## Goal
Copy the records below word for word, from the first line through the line that contains "690, 690, 373];", and leave out any pictures.

## Plotting code records
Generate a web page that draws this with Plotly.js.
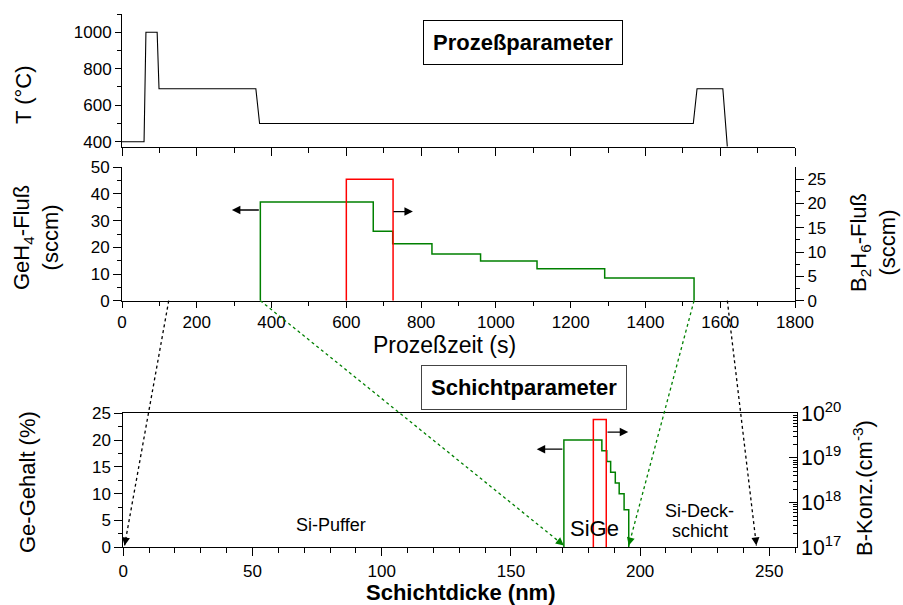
<!DOCTYPE html>
<html>
<head>
<meta charset="utf-8">
<script src="https://cdn.plot.ly/plotly-3.0.1.min.js"></script>
<style>
  html, body { margin: 0; padding: 0; background: #fff; }
  #chart { width: 903px; height: 605px; }
</style>
</head>
<body>
<div id="chart"></div>
<script>
// Temperature profile of the process (s, °C)
const tempTime = [0, 59, 64, 94, 99, 358, 368, 1528, 1538, 1607, 1619];
const tempC    = [400, 400, 1000, 1000, 690, 690, 500, 500, 690, 690, 373];

// GeH4 flow steps (s, sccm), drawn as a staircase
const gehTime = [370, 370, 672, 724, 829, 959, 1110, 1291, 1530];
const gehFlow = [0, 37, 26, 21.3, 17.5, 14.9, 12, 8.5, 0];

// B2H6 flow pulse (s, sccm)
const bhTime = [600, 600, 725, 725];
const bhFlow = [0, 25, 25, 0];

// Ge content over layer depth (nm, %)
const geDepth = [170.5, 170.5, 185.2, 187.1, 188.6, 190.4, 191.9, 193.8, 195.6];
const gePct   = [0, 20, 18, 16, 14, 12, 10, 7, 0];

// Boron concentration over layer depth (nm, cm^-3)
const bDepth = [181.9, 181.9, 186.9, 186.9];
const bConc  = [1e17, 7.3e19, 7.3e19, 1e17];

// Process time that corresponds to each layer depth
const linkTime  = [125, 370, 1530, 1619];
const linkDepth = [0.5, 170.5, 195.6, 245];

const W = 903, H = 605;
const FONT = 'Liberation Sans, Arial, Helvetica, sans-serif';
const GREEN = '#008000', RED = '#ff0000';
const px = v => v / W;
const py = v => 1 - v / H;

function axis(extra) {
  return Object.assign({
    showline: true, linecolor: '#000', linewidth: 1,
    ticks: 'outside', tickcolor: '#000', tickwidth: 1,
    showgrid: false, zeroline: false, fixedrange: true,
    tickfont: { size: 17, color: '#000', family: FONT }
  }, extra);
}
function minor(len, dtick, dir) {
  return { ticks: dir || 'outside', ticklen: len, dtick: dtick, tickcolor: '#000', tickwidth: 1, showgrid: false };
}

const layout = {
  width: W, height: H,
  margin: { l: 0, r: 0, t: 0, b: 0 },
  paper_bgcolor: '#fff', plot_bgcolor: 'rgba(0,0,0,0)',
  showlegend: false,
  font: { family: FONT, color: '#000' },
  // top panel: temperature
  xaxis: axis({ domain: [px(122), px(795)], range: [0, 1800], anchor: 'y',
    dtick: 200, tick0: 0, ticklen: 8, showticklabels: false, minor: minor(5, 100) }),
  yaxis: axis({ domain: [py(146.7), py(14)], range: [372.6, 1100], anchor: 'x',
    dtick: 200, tick0: 0, ticklen: 6, minor: minor(4, 100) }),
  // middle panel: gas flows
  xaxis2: axis({ domain: [px(122), px(795)], range: [0, 1800], anchor: 'y2',
    dtick: 200, tick0: 0, ticklen: 6, minor: minor(4, 100) }),
  yaxis2: axis({ domain: [py(300.7), py(167.3)], range: [0, 50], anchor: 'x2',
    dtick: 10, tick0: 0, ticklen: 8, minor: minor(4, 5) }),
  yaxis3: axis({ overlaying: 'y2', side: 'right', anchor: 'x2', range: [0, 27.44],
    dtick: 5, tick0: 0, ticklen: 8, minor: minor(4, 2.5) }),
  // bottom panel: layer profile
  xaxis3: axis({ domain: [px(123.3), px(796.7)], range: [0, 260.6], anchor: 'y4',
    dtick: 50, tick0: 0, ticklen: 8, mirror: true, minor: minor(5, 10) }),
  yaxis4: axis({ domain: [py(547.3), py(413.3)], range: [0, 25], anchor: 'x3',
    dtick: 5, tick0: 0, ticklen: 8, minor: minor(4, 2.5) }),
  yaxis5: axis({ overlaying: 'y4', side: 'right', anchor: 'x3', type: 'log', range: [17, 20],
    dtick: 1, exponentformat: 'power', ticks: 'inside', ticklen: 8, minor: minor(4, 'D1', 'inside') }),
  // full-page overlay used for the links between the panels
  xaxis4: { domain: [0, 1], range: [0, 1], visible: false, fixedrange: true, anchor: 'y6' },
  yaxis6: { domain: [0, 1], range: [0, 1], visible: false, fixedrange: true, anchor: 'x4' },
  annotations: []
};

function toPaper(ax, v) {
  const r0 = ax.range[0], r1 = ax.range[1];
  const t = ax.type === 'log' ? (Math.log10(v) - r0) / (r1 - r0) : (v - r0) / (r1 - r0);
  return ax.domain[0] + t * (ax.domain[1] - ax.domain[0]);
}

const traces = [
  { x: tempTime, y: tempC, xaxis: 'x', yaxis: 'y', mode: 'lines',
    line: { color: '#000', width: 1.1 }, hoverinfo: 'skip' },
  { x: gehTime, y: gehFlow, xaxis: 'x2', yaxis: 'y2', mode: 'lines',
    line: { color: GREEN, width: 1.5, shape: 'hv' }, hoverinfo: 'skip' },
  { x: bhTime, y: bhFlow, xaxis: 'x2', yaxis: 'y3', mode: 'lines',
    line: { color: RED, width: 1.5 }, hoverinfo: 'skip' },
  { x: geDepth, y: gePct, xaxis: 'x3', yaxis: 'y4', mode: 'lines',
    line: { color: GREEN, width: 1.5, shape: 'hv' }, hoverinfo: 'skip' },
  { x: bDepth, y: bConc, xaxis: 'x3', yaxis: 'y5', mode: 'lines',
    line: { color: RED, width: 1.5 }, hoverinfo: 'skip' }
];

// dotted links from the process time axis down to the depth axis,
// each ending in a small filled arrow head
linkTime.forEach((t, i) => {
  const color = (i === 0 || i === 3) ? '#000' : GREEN;
  const x0 = toPaper(layout.xaxis2, t), y0 = toPaper(layout.yaxis2, 0);
  const x1 = toPaper(layout.xaxis3, linkDepth[i]), y1 = toPaper(layout.yaxis4, 0) + 0.003;
  traces.push({ x: [x0, x1], y: [y0, y1], xaxis: 'x4', yaxis: 'y6', mode: 'lines',
    line: { color: color, width: 1.3, dash: 'dot' }, hoverinfo: 'skip' });
  const dx = (x0 - x1) * W, dy = -(y0 - y1) * H;
  const len = Math.hypot(dx, dy), L = 8;
  layout.annotations.push({ xref: 'paper', yref: 'paper', x: x1, y: y1,
    ax: dx / len * L, ay: dy / len * L, text: '', showarrow: true,
    arrowhead: 2, arrowsize: 1.6, arrowwidth: 1, arrowcolor: color, standoff: 0 });
});

// direction arrows pointing to the axis each curve belongs to
function dirArrow(xr, yr, tail, head, y) {
  return { xref: xr, yref: yr, axref: xr, ayref: yr, x: head, y: y, ax: tail, ay: y,
    text: '', showarrow: true, arrowhead: 2, arrowsize: 1.3, arrowwidth: 1.3,
    arrowcolor: '#000', standoff: 0 };
}
layout.annotations.push(
  dirArrow('x2', 'y2', 370, 294, 34),
  dirArrow('x2', 'y2', 722, 778, 33.4),
  dirArrow('x3', 'y4', 170.5, 160, 18.3),
  dirArrow('x3', 'y4', 186.8, 195.4, 21.5)
);

function label(text, x, y, size, extra) {
  return Object.assign({ xref: 'paper', yref: 'paper', x: px(x), y: py(y), text: text,
    showarrow: false, xanchor: 'center', yanchor: 'middle',
    font: { family: FONT, size: size, color: '#000' } }, extra || {});
}

layout.annotations.push(
  label('T (°C)', 23, 95, 22, { textangle: -90 }),
  label('GeH<sub>4</sub>-Fluß<br>(sccm)', 36, 238, 22, { textangle: -90 }),
  label('B<sub>2</sub>H<sub>6</sub>-Fluß<br>(sccm)', 873, 243, 22, { textangle: -90 }),
  label('Ge-Gehalt (%)', 27, 482, 22, { textangle: -90 }),
  label('B-Konz.(cm<sup>-3</sup>)', 863, 488, 22, { textangle: -90 }),
  label('Prozeßzeit (s)', 444, 345, 23),
  label('<b>Schichtdicke (nm)</b>', 460, 592, 22),
  label('<b>Prozeßparameter</b>', 522.5, 43, 22,
    { bordercolor: '#000', borderwidth: 1, bgcolor: '#fff', borderpad: 9 }),
  label('<b>Schichtparameter</b>', 523.7, 388, 22,
    { bordercolor: '#444', borderwidth: 1, bgcolor: '#fff', borderpad: 9 })
);

// layer names inside the depth panel
function layerText(text, depth, pct, size) {
  return { xref: 'x3', yref: 'y4', x: depth, y: pct, text: text, showarrow: false,
    xanchor: 'center', yanchor: 'middle', font: { family: FONT, size: size, color: '#000' } };
}
layout.annotations.push(
  layerText('Si-Puffer', 80.4, 4.2, 18),
  layerText('SiGe', 182.5, 3.5, 22),
  layerText('Si-Deck-', 223, 6.7, 18),
  layerText('schicht', 223, 3.0, 18)
);

Plotly.newPlot('chart', traces, layout, { staticPlot: true, displayModeBar: false });
</script>
</body>
</html>
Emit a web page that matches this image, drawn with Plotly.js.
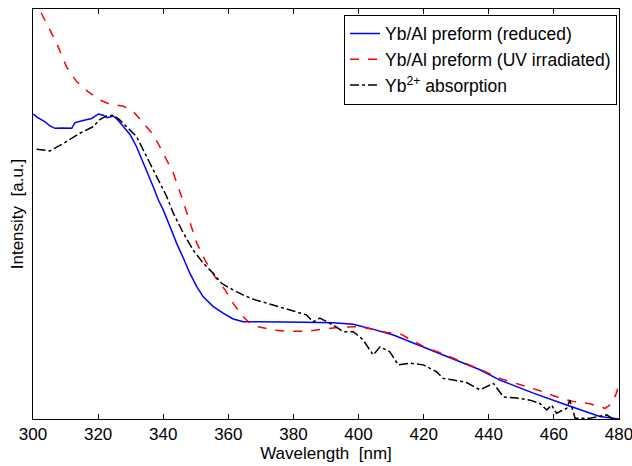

## Problem solution
Generate a web page that draws this with Plotly.js.
<!DOCTYPE html>
<html>
<head>
<meta charset="utf-8">
<script src="https://cdn.plot.ly/plotly-3.0.1.min.js"></script>
<style>
  html, body { margin: 0; padding: 0; background: #fff; }
  #chart { width: 903px; height: 605px; }
</style>
</head>
<body>
<div id="chart"></div>
<script>
// Temperature profile of the process (s, °C)
const tempTime = [0, 59, 64, 94, 99, 358, 368, 1528, 1538, 1607, 1619];
const tempC    = [400, 400, 1000, 1000, 690, 690, 500, 500, 690, 690, 373];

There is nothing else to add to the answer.